Functions that accept arrays or array slices

Karl · May 1, 2022, 3:27pm

Generic code is quite nice for performance tuning, because it allows you to focus on writing your algorithm at an abstract level against an opaque interface (say, "some RandomAccessCollection of UInts), and you can plug-in different implementations.

There is nothing about pointers that magically makes them fast. Pointers are just addresses in memory, and of course everything in your process' memory has an address. For example, Array uses pointers behind-the-scenes, but it layers validation on top to ensure memory safety, with the goal being that the optimiser will remove any redundant validation and it ends up being as fast as an unchecked pointer. There are two things it adds:

Temporal/lifetime safety through ARC. This can be an overhead, but the compiler is becoming much, much smarter about optimising it through "ownership" and other performance predictability features.
Spatial safety through bounds-checking. Ultimately this relies on the compiler's ability to reason about index values and how they evolve. Personally, I've found that Swift's use of signed integers can be very limiting here, and I've had great success addressing memory buffers using unsigned integers instead.

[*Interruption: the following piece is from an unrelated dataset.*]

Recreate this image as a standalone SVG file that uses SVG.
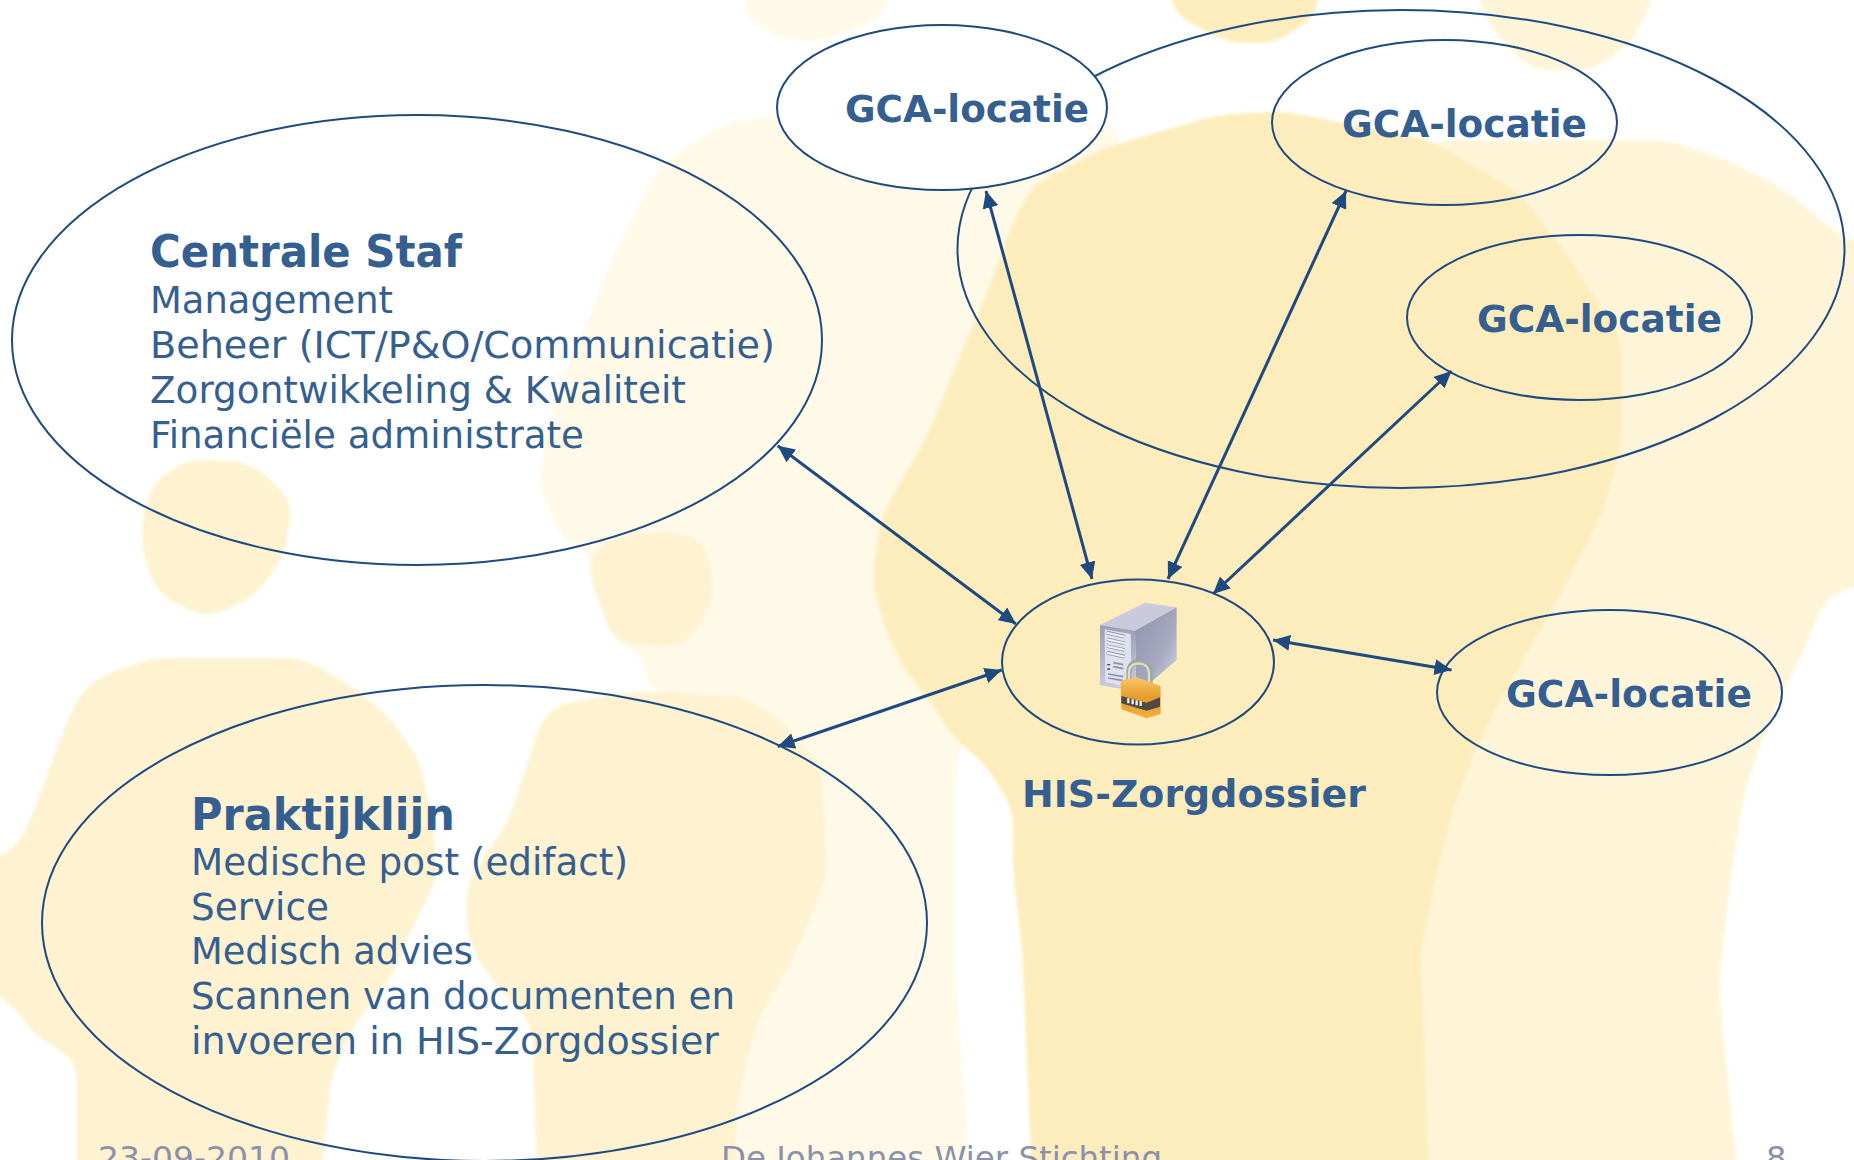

My own results show that the compiler is so much better at reasoning about unsigned integers, we can get much more predictable bounds-checking elimination this way. Moreover, the compiler can better understand the access pattern, allowing optimisations like automatic vectorisation.

This shouldn't be very surprising - proper collection algorithms obviously include their own bounds-checking (they don't rely on trapping at runtime!); we just need to find a way for the compiler to understand it better. I don't know if that means adding unsigned-indexed buffers to the standard library, or improving the optimiser (maybe both?).

Other than those two things, it is literally a pointer. We rely on the optimiser to remove them (and it is improving) but there are also things you can experiment with. It's an ongoing process to make those optimisations more accessible and predictable without jumping through special hoops; obviously we want idiomatic code to also be fast. So as far as portable code goes, I do actually think you can get at/close to C levels of performance - and you also do better, getting that kind of performance while also getting checked accesses to memory, which is a huge deal!

I should note that all of this is enabled by generics. The way I've been able to experiment with things like unsigned indexes at all is because my algorithms were all generic and didn't care what the actual index type was, so I could try them with an Array, and then with a wrapper which gives the Array unsigned indexes. That's why it's good to select your generic constraints carefully. Do you really need integer indexes? Remember that RandomAccessCollection gives you O(1) index construction from an integer offset anyway.

IMO, this is a really pleasing way to write code and optimise algorithms. It cleanly separates improvements to the generic algorithm itself from improvements to the data structure and how accesses are communicated to the compiler (and which validation we need it to perform for us).

As for non-portable code (processor-specific instructions), IIRC that is also something we want to add in some shape eventually. I don't think there are imminent plans for it, though. @scanon would know more.